For Herder, then, a common culture, rather than political boundaries, defines a people. The contemporary conception of nation retains the substance of Herder’s view, nations being viewed as a form of self-defined cultural and social community in which members of the nation share a common identity.
So a nation is not the same as a country or a nation-state. While a country connotes a geographical space, a nation may be without a clearly defined homeland. For example, peoples who have experienced a diaspora, such as the Palestinians, are not settled in a homeland, yet remain a nation. A state possesses clear political sovereignty over a geographical space. Many nations, by contrast, though having a homeland, are without sovereignty. Nations without sovereignty include the Tibetans, Kurds, Scots, Basques, and tribal nations of Africa and the Americas.

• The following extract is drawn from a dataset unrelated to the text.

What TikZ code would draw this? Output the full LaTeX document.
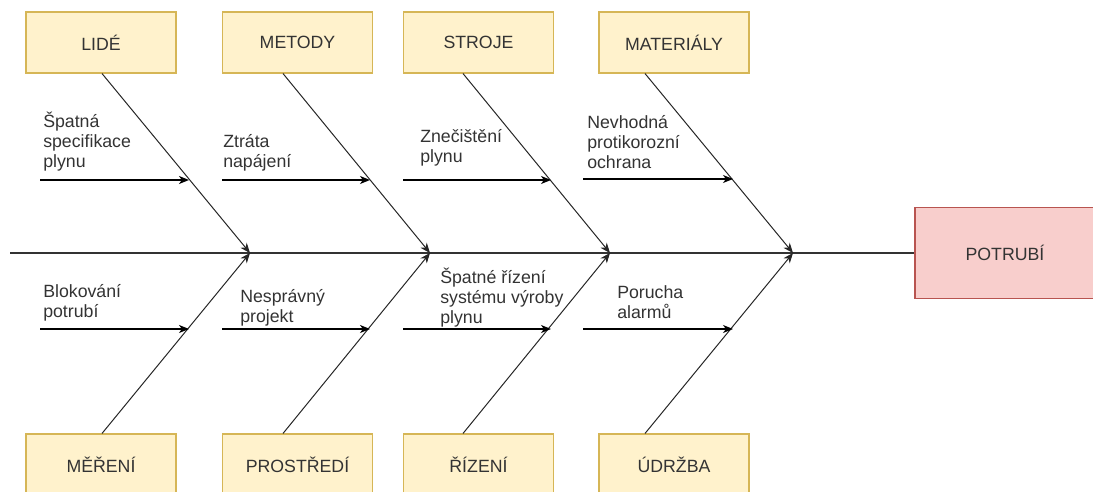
\documentclass[tikz,border=0pt]{standalone}
\usepackage{fontspec}
\setmainfont{Liberation Sans}
\usetikzlibrary{arrows.meta}
\definecolor{boxfill}{HTML}{FFF2CC}
\definecolor{boxline}{HTML}{D6B656}
\definecolor{effill}{HTML}{F8CECC}
\definecolor{efline}{HTML}{B85450}
\definecolor{txt}{HTML}{333333}
\newcommand\fishfont{\fontsize{13.3}{15}\selectfont\lineskiplimit=-20pt\relax}
\tikzset{
  cat/.style={draw=boxline, fill=boxfill, line width=0.8pt, minimum width=112.5pt, minimum height=45.75pt, inner sep=0pt, text=txt, font=\fishfont},
  effect/.style={draw=efline, fill=effill, line width=0.8pt, minimum width=135pt, minimum height=68.25pt, inner sep=0pt, text=txt, font=\fishfont},
  cause/.style={anchor=north west, inner sep=0pt, align=left, text=txt, font=\fishfont},
  spine/.style={draw=txt, line width=1.5pt},
  bone/.style={draw=black!85, line width=0.75pt, -{Stealth[length=7.5pt,width=6pt,inset=2.2pt]}},
  sub/.style={draw=black, line width=1.1pt, -{Stealth[length=7.5pt,width=6pt,inset=2.2pt]}}
}
\begin{document}
\begin{tikzpicture}[x=0.75pt, y=-0.75pt]
\useasboundingbox (0,0) rectangle (1093,492);
% category boxes
\node[cat] (lide) at (101,42.5) {LIDÉ};
\node[cat] (metody) at (297.5,42.5) {METODY};
\node[cat] (stroje) at (478.5,42.5) {STROJE};
\node[cat] (mat) at (674,42.5) {MATERIÁLY};
\node[cat] (mereni) at (101,464.5) {MĚŘENÍ};
\node[cat] (prostr) at (297.5,464.5) {PROSTŘEDÍ};
\node[cat] (rizeni) at (478.5,464.5) {ŘÍZENÍ};
\node[cat] (udrzba) at (674,464.5) {ÚDRŽBA};
\node[effect] (potrubi) at (1005,253) {POTRUBÍ};
% spine
\coordinate (tail) at (10,253);
\draw[spine] (tail) -- (potrubi.west);
% junctions on spine
\coordinate (j1) at (250,253);
\coordinate (j2) at (430,253);
\coordinate (j3) at (610,253);
\coordinate (j4) at (793,253);
% start x of bones
\coordinate (s1) at (102,0);
\coordinate (s2) at (283,0);
\coordinate (s3) at (463,0);
\coordinate (s4) at (645,0);
% bones
\draw[bone] (lide.south -| s1) -- (j1);
\draw[bone] (metody.south -| s2) -- (j2);
\draw[bone] (stroje.south -| s3) -- (j3);
\draw[bone] (mat.south -| s4) -- (j4);
\draw[bone] (mereni.north -| s1) -- (j1);
\draw[bone] (prostr.north -| s2) -- (j2);
\draw[bone] (rizeni.north -| s3) -- (j3);
\draw[bone] (udrzba.north -| s4) -- (j4);
% sub-cause arrows (top)
\coordinate (a1) at (40,180);  \coordinate (b1) at (189,180);
\coordinate (a2) at (222,180); \coordinate (b2) at (370,180);
\coordinate (a3) at (403,180); \coordinate (b3) at (551,180);
\coordinate (a4) at (583,179); \coordinate (b4) at (733,179);
\draw[sub] (a1) -- (b1);
\draw[sub] (a2) -- (b2);
\draw[sub] (a3) -- (b3);
\draw[sub] (a4) -- (b4);
% sub-cause arrows (bottom)
\coordinate (c1) at (40,329);  \coordinate (d1) at (189,329);
\coordinate (c2) at (222,329); \coordinate (d2) at (370,329);
\coordinate (c3) at (403,329); \coordinate (d3) at (551,329);
\coordinate (c4) at (583,329); \coordinate (d4) at (733,329);
\draw[sub] (c1) -- (d1);
\draw[sub] (c2) -- (d2);
\draw[sub] (c3) -- (d3);
\draw[sub] (c4) -- (d4);
% cause labels
\node[cause] (t1) at (43,108.3) {\rule{0pt}{14pt}Špatná\\specifikace\\plynu};
\node[cause] (t2) at (223,128.3) {\rule{0pt}{14pt}Ztráta\\napájení};
\node[cause] (t3) at (420,123.3) {\rule{0pt}{14pt}Znečištění\\plynu};
\node[cause] (t4) at (587,109.3) {\rule{0pt}{14pt}Nevhodná\\protikorozní\\ochrana};
\node[cause] (u1) at (43,278.3) {\rule{0pt}{14pt}Blokování\\potrubí};
\node[cause] (u2) at (240,283.3) {\rule{0pt}{14pt}Nesprávný\\projekt};
\node[cause] (u3) at (440,264.3) {\rule{0pt}{14pt}Špatné řízení\\systému výroby\\plynu};
\node[cause] (u4) at (617,279.3) {\rule{0pt}{14pt}Porucha\\alarmů};
\end{tikzpicture}
\end{document}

A state that is the homeland of a particular nation is called a nation-state. Most modern states are nation-states. However, some states contain within them more than one nation. Great Britain is comprised of four recognized home nations. China has several internal nations, most notably the Tibetans. Iraq contains the Kurd, Sunni and Shia nations. In 2006, the Canadian government officially recognized “that the Quebecois form a nation within a united Canada.” And the term first nations has been used to identify groups that share an aboriginal culture and seek official recognition or autonomy.

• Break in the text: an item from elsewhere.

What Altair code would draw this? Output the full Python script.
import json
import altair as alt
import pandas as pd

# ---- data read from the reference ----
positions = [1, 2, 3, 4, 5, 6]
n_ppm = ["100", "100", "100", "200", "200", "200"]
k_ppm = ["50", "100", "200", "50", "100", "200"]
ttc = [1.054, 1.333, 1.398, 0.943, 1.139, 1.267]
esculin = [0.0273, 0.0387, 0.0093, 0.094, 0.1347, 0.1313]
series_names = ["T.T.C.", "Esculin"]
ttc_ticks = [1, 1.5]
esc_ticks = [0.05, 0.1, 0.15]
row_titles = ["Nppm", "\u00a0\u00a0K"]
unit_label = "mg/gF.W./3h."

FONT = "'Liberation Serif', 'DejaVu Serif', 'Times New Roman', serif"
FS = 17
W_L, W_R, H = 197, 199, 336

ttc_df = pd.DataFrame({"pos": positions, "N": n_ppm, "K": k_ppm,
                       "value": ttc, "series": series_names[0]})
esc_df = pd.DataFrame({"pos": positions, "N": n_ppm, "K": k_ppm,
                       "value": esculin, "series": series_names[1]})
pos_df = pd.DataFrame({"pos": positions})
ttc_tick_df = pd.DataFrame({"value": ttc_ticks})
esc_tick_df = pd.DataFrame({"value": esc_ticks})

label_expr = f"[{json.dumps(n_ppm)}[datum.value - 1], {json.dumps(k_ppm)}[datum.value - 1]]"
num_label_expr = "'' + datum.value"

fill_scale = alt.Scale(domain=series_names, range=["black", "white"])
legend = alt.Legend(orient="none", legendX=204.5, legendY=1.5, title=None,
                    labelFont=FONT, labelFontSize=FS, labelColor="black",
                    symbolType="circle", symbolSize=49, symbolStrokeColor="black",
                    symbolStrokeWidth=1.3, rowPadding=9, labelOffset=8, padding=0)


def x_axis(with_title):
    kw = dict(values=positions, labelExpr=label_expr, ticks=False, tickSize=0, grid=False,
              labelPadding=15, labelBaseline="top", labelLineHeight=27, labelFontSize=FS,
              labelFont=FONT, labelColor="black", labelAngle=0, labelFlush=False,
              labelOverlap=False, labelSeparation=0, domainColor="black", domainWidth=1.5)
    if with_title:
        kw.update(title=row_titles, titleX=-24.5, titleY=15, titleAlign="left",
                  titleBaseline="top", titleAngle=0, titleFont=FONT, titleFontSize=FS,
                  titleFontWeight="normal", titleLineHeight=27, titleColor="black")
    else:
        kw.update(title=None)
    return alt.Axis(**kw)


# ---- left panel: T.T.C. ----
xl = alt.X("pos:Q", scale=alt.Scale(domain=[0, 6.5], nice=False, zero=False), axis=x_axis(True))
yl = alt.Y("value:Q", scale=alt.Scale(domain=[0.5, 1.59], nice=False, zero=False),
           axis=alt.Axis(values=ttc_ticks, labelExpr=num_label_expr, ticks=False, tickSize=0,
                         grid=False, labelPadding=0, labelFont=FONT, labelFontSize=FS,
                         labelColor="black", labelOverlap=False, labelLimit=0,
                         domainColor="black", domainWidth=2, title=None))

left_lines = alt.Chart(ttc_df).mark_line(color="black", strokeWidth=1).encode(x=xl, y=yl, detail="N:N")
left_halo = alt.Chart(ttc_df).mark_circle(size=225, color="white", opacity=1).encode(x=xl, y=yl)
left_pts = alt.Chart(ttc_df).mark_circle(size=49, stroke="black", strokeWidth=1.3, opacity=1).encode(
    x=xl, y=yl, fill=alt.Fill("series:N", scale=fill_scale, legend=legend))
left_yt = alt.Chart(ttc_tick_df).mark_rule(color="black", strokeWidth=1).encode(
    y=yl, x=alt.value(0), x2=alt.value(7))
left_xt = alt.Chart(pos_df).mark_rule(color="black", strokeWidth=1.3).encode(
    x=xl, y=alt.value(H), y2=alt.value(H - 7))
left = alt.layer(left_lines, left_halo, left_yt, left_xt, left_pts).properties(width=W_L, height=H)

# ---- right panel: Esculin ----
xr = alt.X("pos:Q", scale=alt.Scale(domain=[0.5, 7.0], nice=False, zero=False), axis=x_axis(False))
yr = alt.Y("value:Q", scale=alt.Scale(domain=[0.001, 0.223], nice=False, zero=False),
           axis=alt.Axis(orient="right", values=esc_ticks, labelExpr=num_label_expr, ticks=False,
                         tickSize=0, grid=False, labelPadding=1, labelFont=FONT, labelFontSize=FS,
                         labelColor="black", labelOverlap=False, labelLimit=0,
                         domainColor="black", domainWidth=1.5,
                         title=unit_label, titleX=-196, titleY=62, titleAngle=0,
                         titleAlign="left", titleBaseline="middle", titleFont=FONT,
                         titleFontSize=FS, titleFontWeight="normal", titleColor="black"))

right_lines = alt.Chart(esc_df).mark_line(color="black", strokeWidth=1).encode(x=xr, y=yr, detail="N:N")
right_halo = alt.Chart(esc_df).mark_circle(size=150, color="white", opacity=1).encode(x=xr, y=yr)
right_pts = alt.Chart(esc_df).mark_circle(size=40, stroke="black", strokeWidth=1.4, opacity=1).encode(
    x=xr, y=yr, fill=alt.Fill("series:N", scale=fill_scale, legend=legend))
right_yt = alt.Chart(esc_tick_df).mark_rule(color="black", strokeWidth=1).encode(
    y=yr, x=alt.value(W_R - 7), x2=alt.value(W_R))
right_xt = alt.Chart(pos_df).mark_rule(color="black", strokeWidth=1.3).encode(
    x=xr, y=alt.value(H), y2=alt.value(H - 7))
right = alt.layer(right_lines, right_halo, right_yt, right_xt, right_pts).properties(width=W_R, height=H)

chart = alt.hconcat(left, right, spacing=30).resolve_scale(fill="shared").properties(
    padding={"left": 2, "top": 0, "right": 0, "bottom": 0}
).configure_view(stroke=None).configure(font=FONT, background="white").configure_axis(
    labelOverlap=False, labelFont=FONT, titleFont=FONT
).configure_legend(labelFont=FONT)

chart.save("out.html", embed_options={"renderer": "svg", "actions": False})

What Defines National Identity?
Though the idea that all humans are affiliated with national groupings has been prevalent since the Enlightenment, there has not been agreement on what are the factors that that create a national identity. (National identity refers both to the distinguishing features of the group and to the individual’s sense of belonging to it.) Among the factors most commonly identified as giving rise to a national identity are:
- common descent or ancestry (ie, ethnicity)
- common language
- common culture
- common religion
Note that the lack of one or more of these factors does not prevent the creation of a national identity. Switzerland has four national languages. The United States is so multi-ethnic that the mythic sense of “melting pot” is part of its national identity. India possesses greater cultural diversity than does the whole of Europe. And the Indonesian nation is comprised of sizeable populations of Muslims, Hindus and Christians.
Note also that these national identity forming factors may give rise to more than one nation occupying the same geographical space, as is the effect of religion in North Ireland, or tribal ethnicity in Kenya, or language in Spain.

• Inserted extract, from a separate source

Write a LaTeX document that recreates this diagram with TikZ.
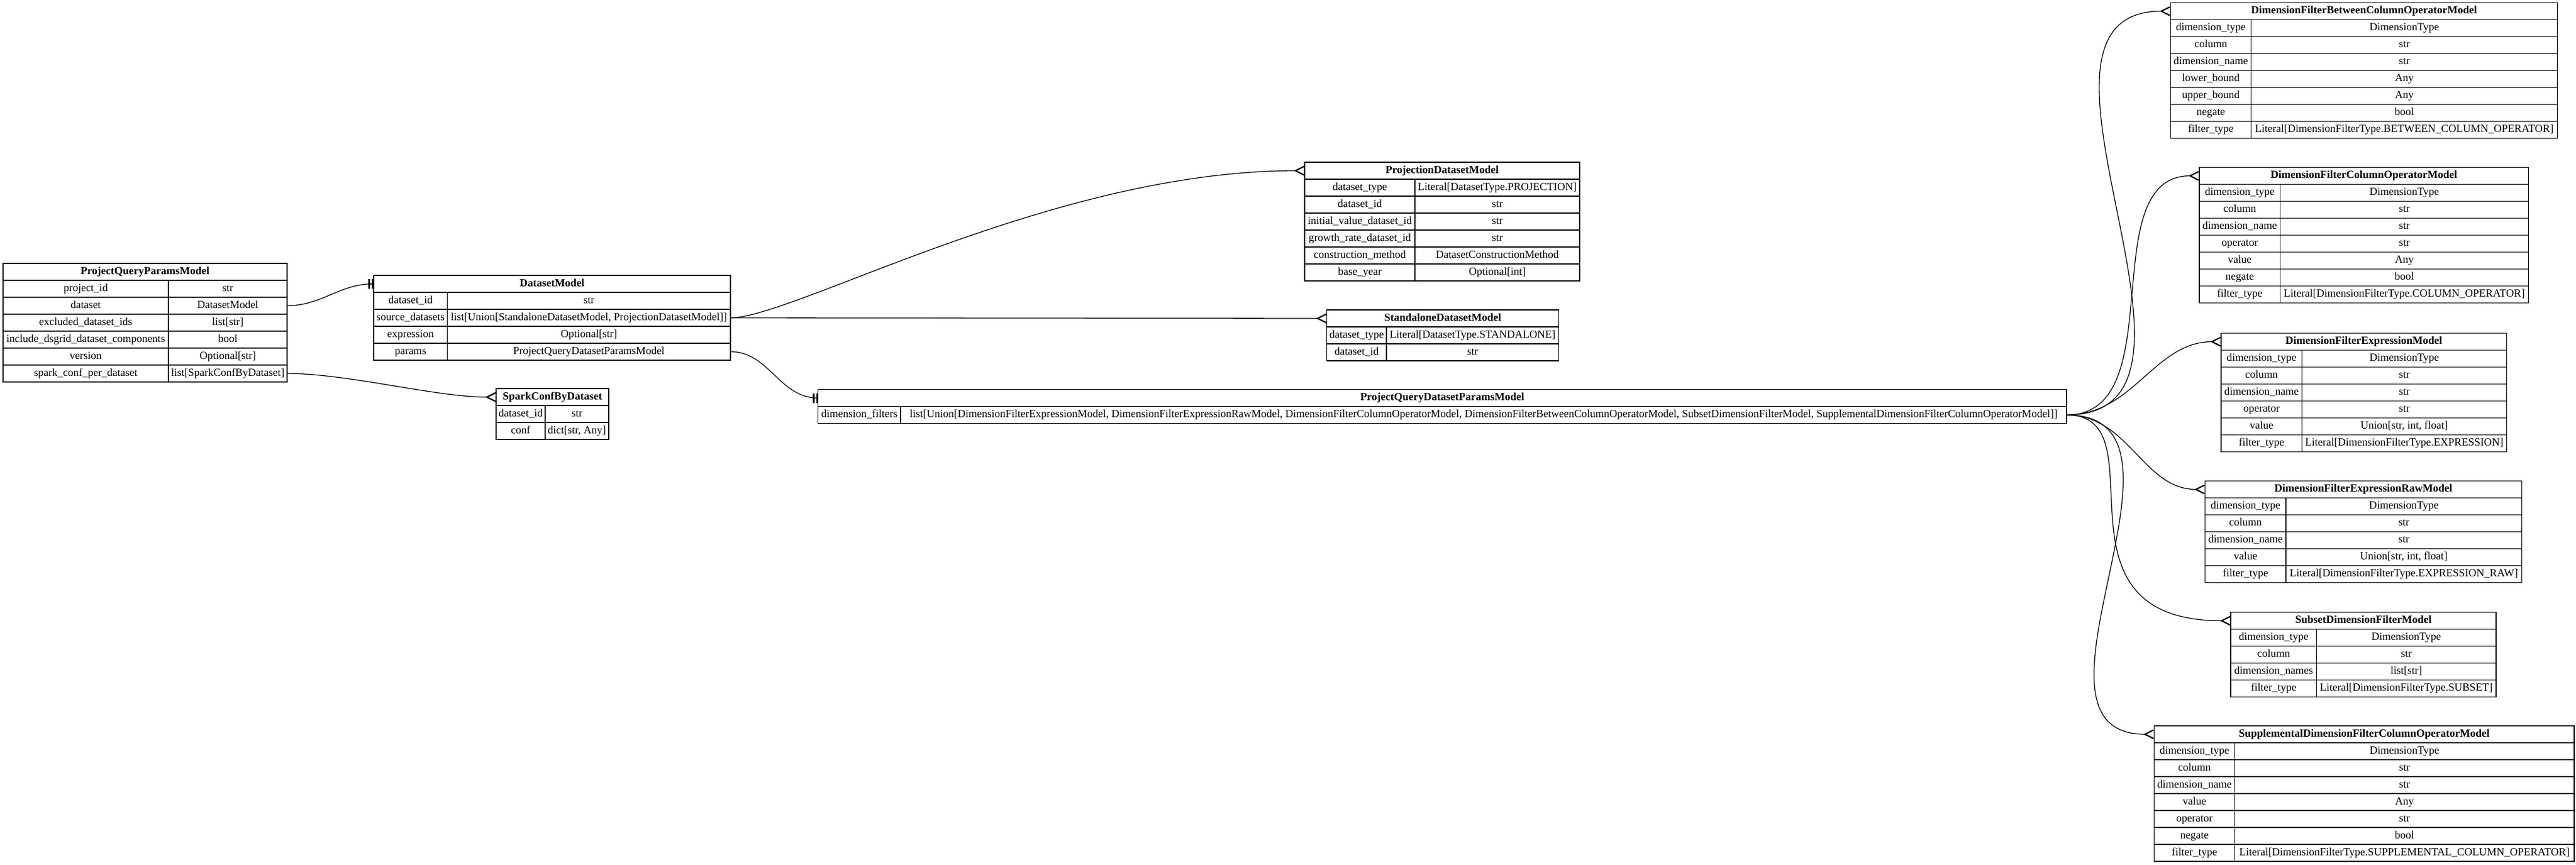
\documentclass[tikz,border=0pt]{standalone}
\usepackage{fontspec}
\setmainfont{Liberation Serif}
\usetikzlibrary{positioning, arrows.meta}
\tikzstyle{cell} =[draw, line width=1.2pt, inner sep=0pt, outer sep=0pt, minimum height=28pt, text height=12.5pt, text depth=4pt, font=\fontsize{18}{21}\selectfont]
\tikzstyle{modeltitle} =[cell, fill=white, anchor=north west, font=\fontsize{18}{21}\selectfont\bfseries]
\tikzstyle{link} =[line width=1.3pt, black]
\tikzstyle{many} =[link, -{Straight Barb[reversed, length=14pt, width=14pt, line width=2.2pt]}]
\tikzstyle{teetee} =[link, -{Bar[width=16pt, line width=3pt, sep=3pt]Bar[width=16pt, line width=3pt]}]

\newcommand{\ermodel}[6]{%
  \node (#1) [modeltitle, alias=#1-k0, minimum width=#3+#4] at (#2) {#5};
  \foreach \fkey/\fval [count=\row, remember=\row as \prev (initially 0)] in {#6} {
    \node (#1-k\row) [cell, minimum width=#3, below right=0pt and 0pt of #1-k\prev.south west] {\fkey};
    \node (#1-v\row) [cell, minimum width=#4, right=0pt of #1-k\row] {\fval};
  }
}

\begin{document}
\begin{tikzpicture}[x=1pt, y=-1pt]
\useasboundingbox (0,0) rectangle (4253,1429);

\ermodel{pqp}{5,435}{273}{196}{ProjectQueryParamsModel}{project\_id/str, dataset/DatasetModel, excluded\_dataset\_ids/list[str], include\_dsgrid\_dataset\_components/bool, version/Optional[str], spark\_conf\_per\_dataset/list[SparkConfByDataset]}

\ermodel{ds}{617,455}{121.5}{467.5}{DatasetModel}{dataset\_id/str, source\_datasets/{list[Union[StandaloneDatasetModel, ProjectionDatasetModel]]}, expression/Optional[str], params/ProjectQueryDatasetParamsModel}

\ermodel{spark}{819,642}{81}{105}{SparkConfByDataset}{dataset\_id/str, conf/{dict[str, Any]}}

\ermodel{proj}{2154,268}{182}{272}{ProjectionDatasetModel}{dataset\_type/Literal[DatasetType.PROJECTION], dataset\_id/str, initial\_value\_dataset\_id/str, growth\_rate\_dataset\_id/str, construction\_method/DatasetConstructionMethod, base\_year/Optional[int]}

\ermodel{stand}{2190.5,512}{98.5}{284.5}{StandaloneDatasetModel}{dataset\_type/Literal[DatasetType.STANDALONE], dataset\_id/str}

\ermodel{pqdp}{1350.5,643.5}{136.5}{1925}{ProjectQueryDatasetParamsModel}{dimension\_filters/{list[Union[DimensionFilterExpressionModel, DimensionFilterExpressionRawModel, DimensionFilterColumnOperatorModel, DimensionFilterBetweenColumnOperatorModel, SubsetDimensionFilterModel, SupplementalDimensionFilterColumnOperatorModel]]}}

\ermodel{dfb}{3583.5,4.5}{133}{506}{DimensionFilterBetweenColumnOperatorModel}{dimension\_type/DimensionType, column/str, dimension\_name/str, lower\_bound/Any, upper\_bound/Any, negate/bool, filter\_type/Literal[DimensionFilterType.BETWEEN\_COLUMN\_OPERATOR]}

\ermodel{dfco}{3631,276.5}{133.5}{410}{DimensionFilterColumnOperatorModel}{dimension\_type/DimensionType, column/str, dimension\_name/str, operator/str, value/Any, negate/bool, filter\_type/Literal[DimensionFilterType.COLUMN\_OPERATOR]}

\ermodel{dfe}{3667,550.5}{133.5}{338}{DimensionFilterExpressionModel}{dimension\_type/DimensionType, column/str, dimension\_name/str, operator/str, value/{Union[str, int, float]}, filter\_type/Literal[DimensionFilterType.EXPRESSION]}

\ermodel{dfer}{3640.5,794.5}{133.5}{389.5}{DimensionFilterExpressionRawModel}{dimension\_type/DimensionType, column/str, dimension\_name/str, value/{Union[str, int, float]}, filter\_type/Literal[DimensionFilterType.EXPRESSION\_RAW]}

\ermodel{sub}{3683,1011.5}{141.5}{296.5}{SubsetDimensionFilterModel}{dimension\_type/DimensionType, column/str, dimension\_names/list[str], filter\_type/Literal[DimensionFilterType.SUBSET]}

\ermodel{supp}{3556.5,1199}{133}{560.5}{SupplementalDimensionFilterColumnOperatorModel}{dimension\_type/DimensionType, column/str, dimension\_name/str, value/Any, operator/str, negate/bool, filter\_type/Literal[DimensionFilterType.SUPPLEMENTAL\_COLUMN\_OPERATOR]}

\draw[link] (pqp-v2.east) to[out=0, in=180, distance=58pt] (ds.west);
\draw[teetee] (ds.west) -- ([xshift=-9pt]ds.west);

\draw[many] (pqp-v6.east) to[out=0, in=180, distance=100pt] (spark.west);

\draw[many] (ds-v2.east) to[out=0, in=180, out distance=105pt, in distance=416pt] (proj.west);
\draw[many] (ds-v2.east) -- (stand.west);

\draw[link] (ds-v4.east) to[out=0, in=180, distance=64pt] (pqdp.west);
\draw[teetee] (pqdp.west) -- ([xshift=-9pt]pqdp.west);

\draw[many] (pqdp-v1.east) to[out=0, in=180, distance=298pt] (dfb.west);
\draw[many] (pqdp-v1.east) to[out=0, in=180, distance=176pt] (dfco.west);
\draw[many] (pqdp-v1.east) to[out=0, in=180, distance=110pt] (dfe.west);
\draw[many] (pqdp-v1.east) to[out=0, in=180, distance=102pt] (dfer.west);
\draw[many] (pqdp-v1.east) to[out=0, in=180, out distance=160pt, in distance=315pt] (sub.west);
\draw[many] (pqdp-v1.east) to[out=0, in=180, distance=248pt] (supp.west);

\end{tikzpicture}
\end{document}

What is more important than the particular factor or factors in creating national identity is that they be shared characteristics, and that they give individuals in the society a sense of belonging to the national group.
Because national identity is ultimately a subjective feeling that creates a shared sense of belonging, Indian philosopher Prabhat Ranjan Sarkar has argued that nations are created not by particular common factors, but by the sentiments they evoke:
In reality a kind of sentiment created either directly or indirectly on the basis of one or more factors — like language, religion, etc. — plays a vital role in forming a nation. The factors themselves are quite unimportant. It is sentiment and nothing else that creates a nation. [To the Patriots, 1960]
India as a Case Study
Sarkar uses the history of India as a rich case study in the way that national identity arises and dissolves, and he draws from his study of Indian national identity important observations about national unity. In particular, he uses Indian history to show that the lack of a strong national identity may leave a people without the cohesion to resist invasion, colonization, or balkanization. The historical cycles of nation formation and dissipation in India that Sarkar describes to illustrate this thesis are worth reviewing for the insights they offer on the nation-building challenges confronting the world today.
1. Aryan / Non-Aryan
The migration of aggressive Aryan people into India, originating probably from the East Caspian Sea region, brought the subjugation of the less aggressive non-Aryans of North India, who had been without a unified social order or national identity.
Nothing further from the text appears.